--- Begin Extracted records ---

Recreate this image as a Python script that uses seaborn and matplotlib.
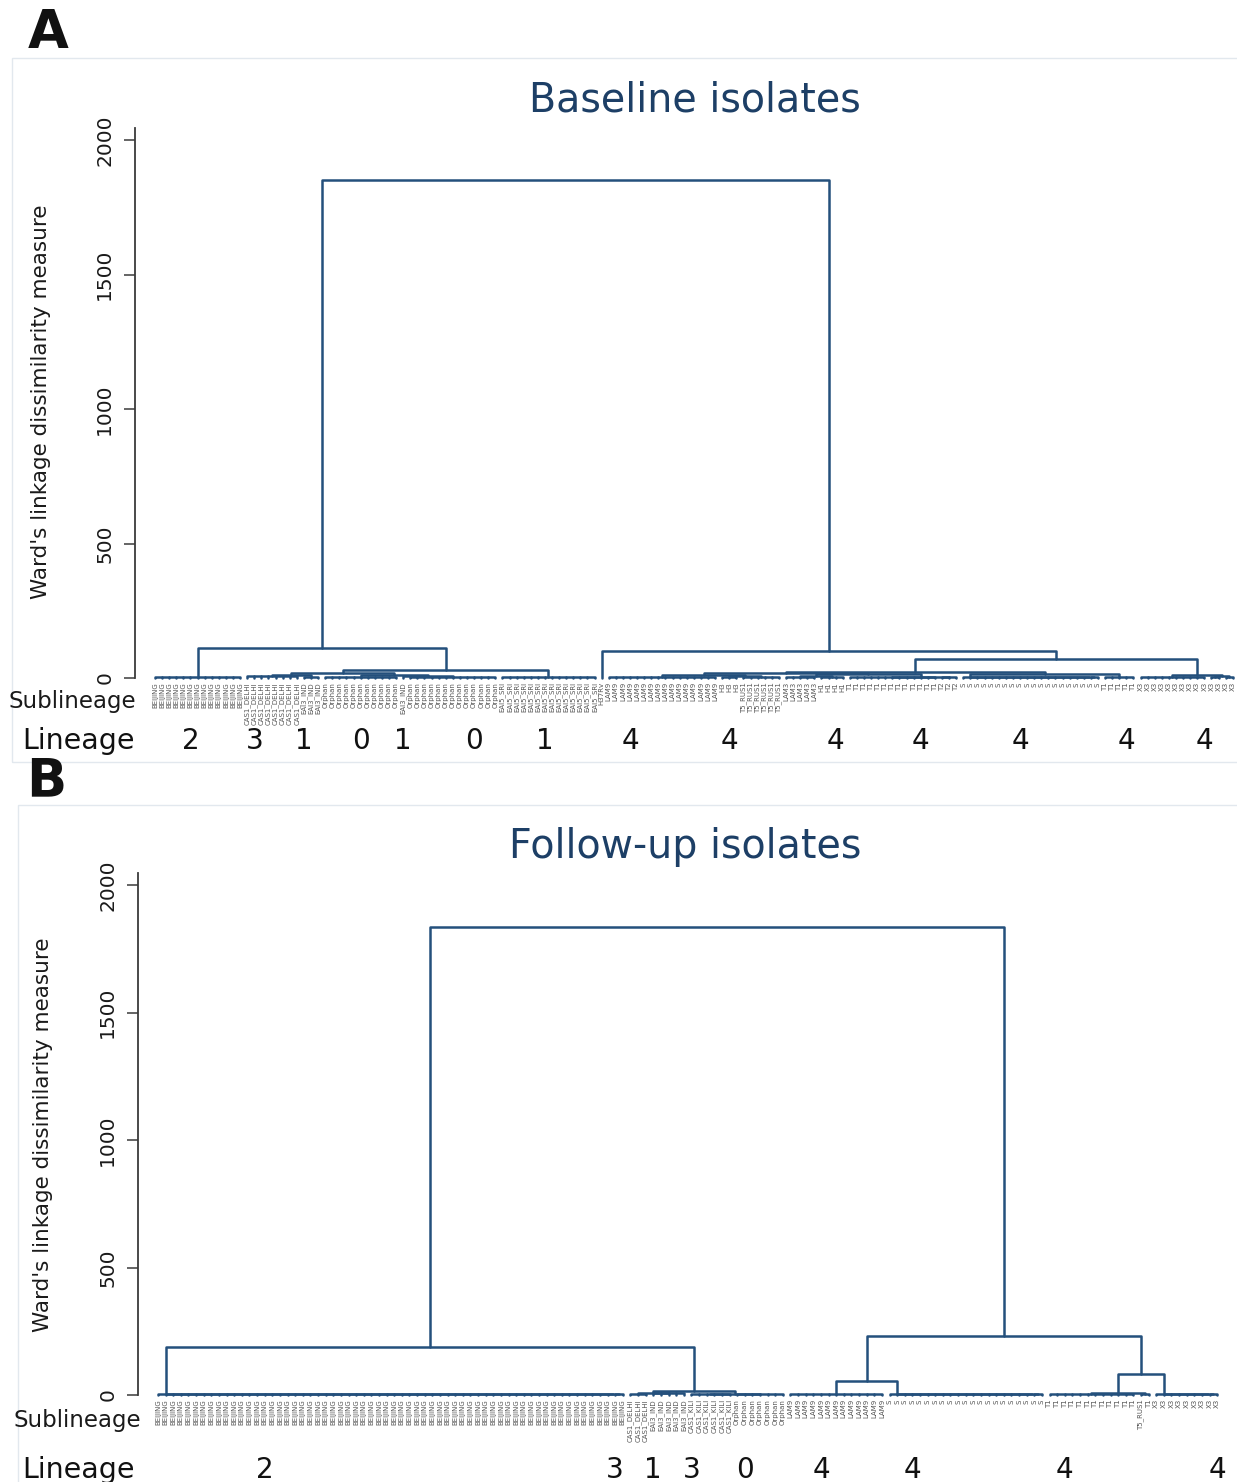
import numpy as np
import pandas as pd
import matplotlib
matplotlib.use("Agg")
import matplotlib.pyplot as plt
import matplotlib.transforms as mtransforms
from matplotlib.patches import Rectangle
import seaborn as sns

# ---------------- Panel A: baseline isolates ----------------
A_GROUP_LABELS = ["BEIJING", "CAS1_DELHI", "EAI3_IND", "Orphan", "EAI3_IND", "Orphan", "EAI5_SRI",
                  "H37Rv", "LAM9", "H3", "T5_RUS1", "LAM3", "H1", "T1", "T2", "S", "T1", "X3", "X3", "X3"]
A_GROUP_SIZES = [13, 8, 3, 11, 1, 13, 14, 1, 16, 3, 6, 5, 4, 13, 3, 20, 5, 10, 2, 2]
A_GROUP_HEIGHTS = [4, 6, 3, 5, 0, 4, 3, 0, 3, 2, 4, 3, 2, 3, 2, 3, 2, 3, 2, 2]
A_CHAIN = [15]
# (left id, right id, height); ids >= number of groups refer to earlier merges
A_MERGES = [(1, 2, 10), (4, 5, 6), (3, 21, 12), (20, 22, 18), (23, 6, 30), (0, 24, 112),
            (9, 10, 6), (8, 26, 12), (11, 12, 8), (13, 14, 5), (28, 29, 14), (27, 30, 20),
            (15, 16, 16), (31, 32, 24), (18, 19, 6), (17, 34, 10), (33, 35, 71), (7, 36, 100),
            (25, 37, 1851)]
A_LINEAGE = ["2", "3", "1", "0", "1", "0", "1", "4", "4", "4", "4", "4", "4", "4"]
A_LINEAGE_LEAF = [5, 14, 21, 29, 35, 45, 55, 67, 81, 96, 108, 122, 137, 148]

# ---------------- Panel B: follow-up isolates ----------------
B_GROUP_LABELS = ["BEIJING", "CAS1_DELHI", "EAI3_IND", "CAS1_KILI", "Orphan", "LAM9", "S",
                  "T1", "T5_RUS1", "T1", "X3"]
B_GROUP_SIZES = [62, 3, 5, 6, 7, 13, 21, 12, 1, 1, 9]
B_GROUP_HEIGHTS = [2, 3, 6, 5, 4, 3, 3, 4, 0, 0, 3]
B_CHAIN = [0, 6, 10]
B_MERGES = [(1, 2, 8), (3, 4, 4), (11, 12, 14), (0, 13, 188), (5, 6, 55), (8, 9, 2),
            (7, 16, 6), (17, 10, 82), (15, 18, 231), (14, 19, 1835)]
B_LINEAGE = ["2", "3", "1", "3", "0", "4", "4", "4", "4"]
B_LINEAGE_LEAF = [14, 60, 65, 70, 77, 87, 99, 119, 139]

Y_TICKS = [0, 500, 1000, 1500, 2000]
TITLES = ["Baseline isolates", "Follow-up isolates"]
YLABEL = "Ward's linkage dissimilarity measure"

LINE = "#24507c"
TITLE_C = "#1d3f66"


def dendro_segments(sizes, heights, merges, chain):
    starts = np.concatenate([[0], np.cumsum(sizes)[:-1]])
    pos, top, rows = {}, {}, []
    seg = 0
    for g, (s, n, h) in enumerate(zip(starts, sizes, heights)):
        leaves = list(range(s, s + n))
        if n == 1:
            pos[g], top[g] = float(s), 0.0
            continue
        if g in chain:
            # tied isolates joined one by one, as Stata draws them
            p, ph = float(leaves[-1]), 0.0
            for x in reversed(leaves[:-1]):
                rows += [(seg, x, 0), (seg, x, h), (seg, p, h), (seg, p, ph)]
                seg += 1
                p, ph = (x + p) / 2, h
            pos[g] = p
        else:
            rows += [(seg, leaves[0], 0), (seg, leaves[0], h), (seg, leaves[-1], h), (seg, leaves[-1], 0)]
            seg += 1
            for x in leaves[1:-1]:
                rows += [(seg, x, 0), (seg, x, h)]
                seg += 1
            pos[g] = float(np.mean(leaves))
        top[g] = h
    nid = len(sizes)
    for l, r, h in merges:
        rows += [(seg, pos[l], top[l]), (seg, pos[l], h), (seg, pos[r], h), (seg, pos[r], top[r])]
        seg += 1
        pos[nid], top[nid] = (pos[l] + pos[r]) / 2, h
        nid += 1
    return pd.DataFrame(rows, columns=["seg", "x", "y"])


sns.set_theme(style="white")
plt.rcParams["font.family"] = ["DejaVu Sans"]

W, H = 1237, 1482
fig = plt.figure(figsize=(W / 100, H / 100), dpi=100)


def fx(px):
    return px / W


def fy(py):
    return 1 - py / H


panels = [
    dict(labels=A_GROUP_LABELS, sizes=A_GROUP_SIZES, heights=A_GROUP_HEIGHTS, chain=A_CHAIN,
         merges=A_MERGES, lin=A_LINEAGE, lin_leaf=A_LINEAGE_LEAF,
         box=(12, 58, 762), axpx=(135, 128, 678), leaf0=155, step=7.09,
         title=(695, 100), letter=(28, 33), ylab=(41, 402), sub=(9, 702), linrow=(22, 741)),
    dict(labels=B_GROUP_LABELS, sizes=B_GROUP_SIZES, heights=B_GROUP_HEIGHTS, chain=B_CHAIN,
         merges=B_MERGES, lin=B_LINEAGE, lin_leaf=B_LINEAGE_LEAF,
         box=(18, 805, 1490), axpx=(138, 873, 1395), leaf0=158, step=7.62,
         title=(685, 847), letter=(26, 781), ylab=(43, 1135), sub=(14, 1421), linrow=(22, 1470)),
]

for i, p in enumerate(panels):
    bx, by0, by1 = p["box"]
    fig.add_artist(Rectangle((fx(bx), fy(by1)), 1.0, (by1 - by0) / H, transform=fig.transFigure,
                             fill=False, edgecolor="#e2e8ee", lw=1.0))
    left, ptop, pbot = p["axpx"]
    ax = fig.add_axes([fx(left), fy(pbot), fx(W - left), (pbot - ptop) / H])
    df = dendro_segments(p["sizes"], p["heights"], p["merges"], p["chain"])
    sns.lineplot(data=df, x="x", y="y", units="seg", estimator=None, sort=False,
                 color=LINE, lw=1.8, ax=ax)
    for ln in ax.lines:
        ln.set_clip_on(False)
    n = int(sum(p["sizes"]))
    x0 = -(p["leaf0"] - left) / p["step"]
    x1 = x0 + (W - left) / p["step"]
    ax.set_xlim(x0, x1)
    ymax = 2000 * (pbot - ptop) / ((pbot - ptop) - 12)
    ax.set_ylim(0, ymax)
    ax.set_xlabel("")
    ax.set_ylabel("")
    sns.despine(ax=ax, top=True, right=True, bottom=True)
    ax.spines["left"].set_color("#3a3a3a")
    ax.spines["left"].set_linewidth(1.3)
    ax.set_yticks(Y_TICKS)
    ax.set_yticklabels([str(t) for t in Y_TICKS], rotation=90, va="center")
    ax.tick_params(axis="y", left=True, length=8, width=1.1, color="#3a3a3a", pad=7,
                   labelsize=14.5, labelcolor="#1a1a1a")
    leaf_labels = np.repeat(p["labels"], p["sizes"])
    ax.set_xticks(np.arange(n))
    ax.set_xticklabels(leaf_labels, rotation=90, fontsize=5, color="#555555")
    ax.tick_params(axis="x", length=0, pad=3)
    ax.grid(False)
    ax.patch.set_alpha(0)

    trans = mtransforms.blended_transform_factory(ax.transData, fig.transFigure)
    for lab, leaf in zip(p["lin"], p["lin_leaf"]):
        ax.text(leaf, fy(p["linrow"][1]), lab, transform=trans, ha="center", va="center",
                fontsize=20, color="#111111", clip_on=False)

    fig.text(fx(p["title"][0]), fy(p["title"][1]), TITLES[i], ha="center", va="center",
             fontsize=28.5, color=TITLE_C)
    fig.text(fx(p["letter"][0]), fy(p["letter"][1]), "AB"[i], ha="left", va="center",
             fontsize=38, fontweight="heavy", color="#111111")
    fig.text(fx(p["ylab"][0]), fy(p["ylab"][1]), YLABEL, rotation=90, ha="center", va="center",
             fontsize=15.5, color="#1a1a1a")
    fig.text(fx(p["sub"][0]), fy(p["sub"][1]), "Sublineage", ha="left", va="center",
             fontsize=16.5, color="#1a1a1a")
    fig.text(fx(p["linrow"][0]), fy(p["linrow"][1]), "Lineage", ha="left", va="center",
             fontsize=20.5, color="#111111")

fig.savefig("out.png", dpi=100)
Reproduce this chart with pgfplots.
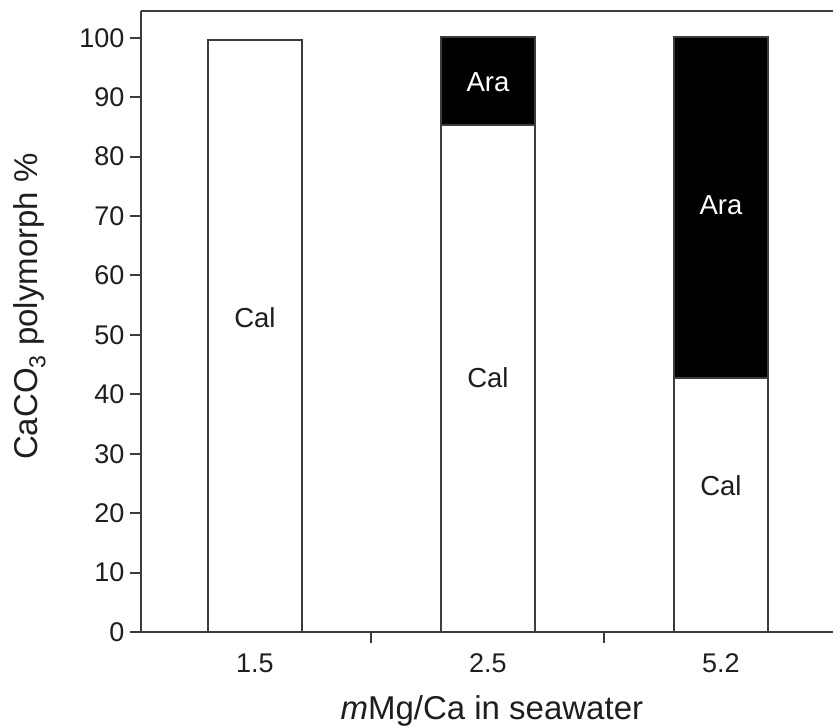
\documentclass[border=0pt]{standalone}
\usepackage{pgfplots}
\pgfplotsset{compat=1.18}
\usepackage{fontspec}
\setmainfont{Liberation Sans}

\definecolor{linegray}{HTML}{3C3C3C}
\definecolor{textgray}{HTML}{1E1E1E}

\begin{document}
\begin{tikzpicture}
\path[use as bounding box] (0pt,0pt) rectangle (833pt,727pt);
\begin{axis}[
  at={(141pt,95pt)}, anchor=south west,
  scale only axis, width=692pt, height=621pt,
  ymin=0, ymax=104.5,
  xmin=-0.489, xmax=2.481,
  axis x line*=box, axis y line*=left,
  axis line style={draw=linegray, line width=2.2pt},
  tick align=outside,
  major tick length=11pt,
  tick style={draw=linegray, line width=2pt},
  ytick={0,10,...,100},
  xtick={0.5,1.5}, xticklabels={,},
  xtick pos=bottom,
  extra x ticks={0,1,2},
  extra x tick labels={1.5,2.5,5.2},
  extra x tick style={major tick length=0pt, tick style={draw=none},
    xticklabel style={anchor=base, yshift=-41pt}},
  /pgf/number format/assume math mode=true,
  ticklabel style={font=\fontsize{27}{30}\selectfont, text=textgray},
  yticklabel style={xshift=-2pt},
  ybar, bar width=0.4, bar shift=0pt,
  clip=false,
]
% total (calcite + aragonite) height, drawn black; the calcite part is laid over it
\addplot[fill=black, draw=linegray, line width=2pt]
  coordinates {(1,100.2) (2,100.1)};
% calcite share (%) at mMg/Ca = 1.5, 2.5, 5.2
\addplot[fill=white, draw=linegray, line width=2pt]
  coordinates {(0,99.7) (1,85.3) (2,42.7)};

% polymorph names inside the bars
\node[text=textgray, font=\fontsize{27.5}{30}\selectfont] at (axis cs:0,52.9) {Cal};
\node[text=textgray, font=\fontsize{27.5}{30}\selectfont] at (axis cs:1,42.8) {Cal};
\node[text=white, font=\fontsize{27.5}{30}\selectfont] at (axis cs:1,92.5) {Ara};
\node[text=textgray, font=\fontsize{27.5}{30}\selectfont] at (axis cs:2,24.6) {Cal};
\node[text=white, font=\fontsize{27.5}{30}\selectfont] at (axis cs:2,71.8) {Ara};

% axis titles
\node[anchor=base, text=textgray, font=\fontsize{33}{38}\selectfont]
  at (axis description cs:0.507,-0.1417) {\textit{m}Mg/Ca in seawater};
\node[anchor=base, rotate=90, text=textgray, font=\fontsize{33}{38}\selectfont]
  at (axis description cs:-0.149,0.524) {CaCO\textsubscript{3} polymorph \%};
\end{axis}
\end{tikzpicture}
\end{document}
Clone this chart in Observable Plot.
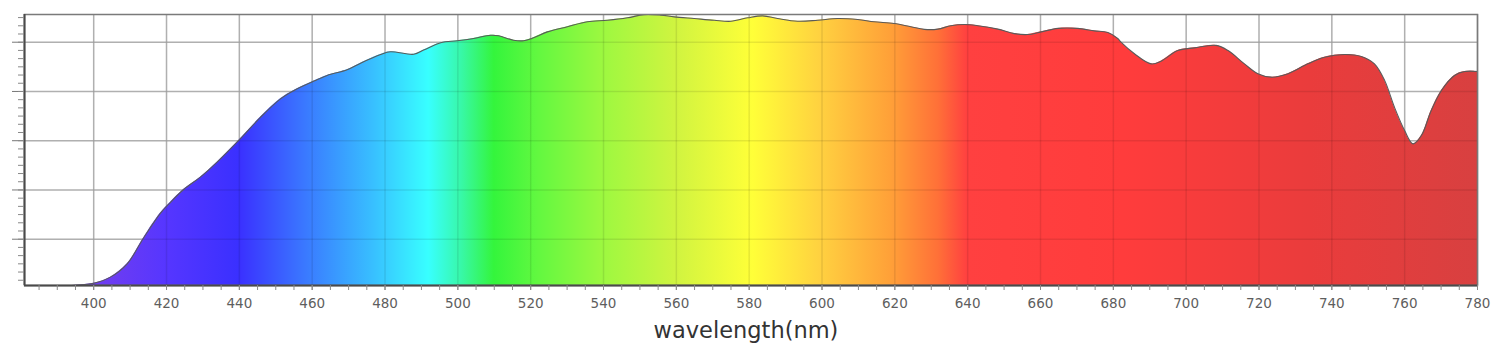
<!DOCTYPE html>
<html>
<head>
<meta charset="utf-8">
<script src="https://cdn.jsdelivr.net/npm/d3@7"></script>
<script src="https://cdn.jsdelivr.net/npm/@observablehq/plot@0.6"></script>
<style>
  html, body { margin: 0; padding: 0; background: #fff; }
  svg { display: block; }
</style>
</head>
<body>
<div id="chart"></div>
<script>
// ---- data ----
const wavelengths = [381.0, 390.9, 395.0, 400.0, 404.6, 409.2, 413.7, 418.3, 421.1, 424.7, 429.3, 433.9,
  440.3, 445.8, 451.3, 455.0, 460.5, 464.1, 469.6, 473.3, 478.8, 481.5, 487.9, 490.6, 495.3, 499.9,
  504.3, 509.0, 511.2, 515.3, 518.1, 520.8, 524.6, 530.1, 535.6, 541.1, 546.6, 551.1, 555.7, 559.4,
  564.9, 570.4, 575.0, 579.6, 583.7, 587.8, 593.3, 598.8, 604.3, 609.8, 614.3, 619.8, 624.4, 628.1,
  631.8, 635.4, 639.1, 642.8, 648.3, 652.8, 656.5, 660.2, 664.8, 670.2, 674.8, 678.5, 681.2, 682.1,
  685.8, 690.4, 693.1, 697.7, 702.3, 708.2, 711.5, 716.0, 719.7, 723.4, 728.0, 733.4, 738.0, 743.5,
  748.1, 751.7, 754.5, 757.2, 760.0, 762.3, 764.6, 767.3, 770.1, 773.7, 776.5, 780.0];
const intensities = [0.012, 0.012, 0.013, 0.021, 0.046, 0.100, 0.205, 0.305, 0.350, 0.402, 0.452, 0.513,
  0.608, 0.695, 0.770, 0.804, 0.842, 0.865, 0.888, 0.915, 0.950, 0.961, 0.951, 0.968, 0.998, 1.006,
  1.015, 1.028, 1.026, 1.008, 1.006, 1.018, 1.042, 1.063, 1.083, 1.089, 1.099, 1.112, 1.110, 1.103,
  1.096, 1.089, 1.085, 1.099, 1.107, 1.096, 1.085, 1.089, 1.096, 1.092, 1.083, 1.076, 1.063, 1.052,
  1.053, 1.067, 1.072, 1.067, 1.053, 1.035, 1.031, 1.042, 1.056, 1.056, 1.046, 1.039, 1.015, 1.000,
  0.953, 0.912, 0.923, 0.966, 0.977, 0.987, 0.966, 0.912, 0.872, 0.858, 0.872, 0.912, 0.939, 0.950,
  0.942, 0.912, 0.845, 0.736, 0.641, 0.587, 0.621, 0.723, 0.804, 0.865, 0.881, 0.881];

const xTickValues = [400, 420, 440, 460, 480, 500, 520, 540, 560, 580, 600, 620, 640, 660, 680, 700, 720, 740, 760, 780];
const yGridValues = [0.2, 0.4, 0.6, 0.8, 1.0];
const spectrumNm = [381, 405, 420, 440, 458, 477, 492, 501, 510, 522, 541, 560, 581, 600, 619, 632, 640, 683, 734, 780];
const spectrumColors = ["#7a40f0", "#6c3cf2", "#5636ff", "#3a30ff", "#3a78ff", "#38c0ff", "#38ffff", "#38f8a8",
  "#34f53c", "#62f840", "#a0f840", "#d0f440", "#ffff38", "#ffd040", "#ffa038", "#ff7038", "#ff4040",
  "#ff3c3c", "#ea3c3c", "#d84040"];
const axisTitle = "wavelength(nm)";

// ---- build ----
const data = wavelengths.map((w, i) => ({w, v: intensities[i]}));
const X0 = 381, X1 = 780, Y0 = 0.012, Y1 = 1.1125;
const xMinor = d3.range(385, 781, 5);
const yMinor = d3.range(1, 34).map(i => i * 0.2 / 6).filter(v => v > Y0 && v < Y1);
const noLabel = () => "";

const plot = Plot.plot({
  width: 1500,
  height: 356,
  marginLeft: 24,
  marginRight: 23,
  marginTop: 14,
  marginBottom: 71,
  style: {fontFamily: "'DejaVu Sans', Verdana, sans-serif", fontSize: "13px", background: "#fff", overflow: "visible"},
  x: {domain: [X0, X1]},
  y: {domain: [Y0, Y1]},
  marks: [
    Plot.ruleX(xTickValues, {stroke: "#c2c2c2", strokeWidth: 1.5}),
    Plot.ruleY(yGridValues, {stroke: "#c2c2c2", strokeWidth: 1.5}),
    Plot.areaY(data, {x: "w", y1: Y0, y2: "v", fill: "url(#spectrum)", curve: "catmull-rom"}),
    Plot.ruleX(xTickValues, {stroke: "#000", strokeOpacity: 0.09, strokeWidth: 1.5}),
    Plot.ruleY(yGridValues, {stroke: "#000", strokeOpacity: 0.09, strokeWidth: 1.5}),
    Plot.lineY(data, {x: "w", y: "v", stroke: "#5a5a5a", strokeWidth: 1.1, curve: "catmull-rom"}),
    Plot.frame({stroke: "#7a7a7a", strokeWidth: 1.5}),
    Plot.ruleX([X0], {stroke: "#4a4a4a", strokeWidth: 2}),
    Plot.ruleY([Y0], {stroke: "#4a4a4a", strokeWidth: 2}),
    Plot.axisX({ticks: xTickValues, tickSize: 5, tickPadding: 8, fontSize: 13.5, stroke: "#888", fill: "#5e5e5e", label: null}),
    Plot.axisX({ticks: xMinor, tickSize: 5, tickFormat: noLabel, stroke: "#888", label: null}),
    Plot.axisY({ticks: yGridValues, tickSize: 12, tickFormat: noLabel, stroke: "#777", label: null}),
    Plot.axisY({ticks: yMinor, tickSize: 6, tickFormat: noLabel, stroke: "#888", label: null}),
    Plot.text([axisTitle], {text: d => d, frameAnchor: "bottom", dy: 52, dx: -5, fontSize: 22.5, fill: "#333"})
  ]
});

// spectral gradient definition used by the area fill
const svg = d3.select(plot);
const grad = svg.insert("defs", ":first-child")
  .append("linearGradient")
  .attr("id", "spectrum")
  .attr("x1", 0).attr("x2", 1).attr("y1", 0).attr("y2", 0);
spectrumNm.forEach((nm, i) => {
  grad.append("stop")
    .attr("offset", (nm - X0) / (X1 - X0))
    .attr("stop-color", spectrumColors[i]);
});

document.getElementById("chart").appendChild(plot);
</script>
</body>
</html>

--- End Extracted records ---

Exercise
Starting at the line that contains "Clone this chart in Observable Plot." and stopping after the line that contains "0.865, 0.881, 0.881];", copy every line exactly. Leave any pictures behind.

Output below
Clone this chart in Observable Plot.
<!DOCTYPE html>
<html>
<head>
<meta charset="utf-8">
<script src="https://cdn.jsdelivr.net/npm/d3@7"></script>
<script src="https://cdn.jsdelivr.net/npm/@observablehq/plot@0.6"></script>
<style>
  html, body { margin: 0; padding: 0; background: #fff; }
  svg { display: block; }
</style>
</head>
<body>
<div id="chart"></div>
<script>
// ---- data ----
const wavelengths = [381.0, 390.9, 395.0, 400.0, 404.6, 409.2, 413.7, 418.3, 421.1, 424.7, 429.3, 433.9,
  440.3, 445.8, 451.3, 455.0, 460.5, 464.1, 469.6, 473.3, 478.8, 481.5, 487.9, 490.6, 495.3, 499.9,
  504.3, 509.0, 511.2, 515.3, 518.1, 520.8, 524.6, 530.1, 535.6, 541.1, 546.6, 551.1, 555.7, 559.4,
  564.9, 570.4, 575.0, 579.6, 583.7, 587.8, 593.3, 598.8, 604.3, 609.8, 614.3, 619.8, 624.4, 628.1,
  631.8, 635.4, 639.1, 642.8, 648.3, 652.8, 656.5, 660.2, 664.8, 670.2, 674.8, 678.5, 681.2, 682.1,
  685.8, 690.4, 693.1, 697.7, 702.3, 708.2, 711.5, 716.0, 719.7, 723.4, 728.0, 733.4, 738.0, 743.5,
  748.1, 751.7, 754.5, 757.2, 760.0, 762.3, 764.6, 767.3, 770.1, 773.7, 776.5, 780.0];
const intensities = [0.012, 0.012, 0.013, 0.021, 0.046, 0.100, 0.205, 0.305, 0.350, 0.402, 0.452, 0.513,
  0.608, 0.695, 0.770, 0.804, 0.842, 0.865, 0.888, 0.915, 0.950, 0.961, 0.951, 0.968, 0.998, 1.006,
  1.015, 1.028, 1.026, 1.008, 1.006, 1.018, 1.042, 1.063, 1.083, 1.089, 1.099, 1.112, 1.110, 1.103,
  1.096, 1.089, 1.085, 1.099, 1.107, 1.096, 1.085, 1.089, 1.096, 1.092, 1.083, 1.076, 1.063, 1.052,
  1.053, 1.067, 1.072, 1.067, 1.053, 1.035, 1.031, 1.042, 1.056, 1.056, 1.046, 1.039, 1.015, 1.000,
  0.953, 0.912, 0.923, 0.966, 0.977, 0.987, 0.966, 0.912, 0.872, 0.858, 0.872, 0.912, 0.939, 0.950,
  0.942, 0.912, 0.845, 0.736, 0.641, 0.587, 0.621, 0.723, 0.804, 0.865, 0.881, 0.881];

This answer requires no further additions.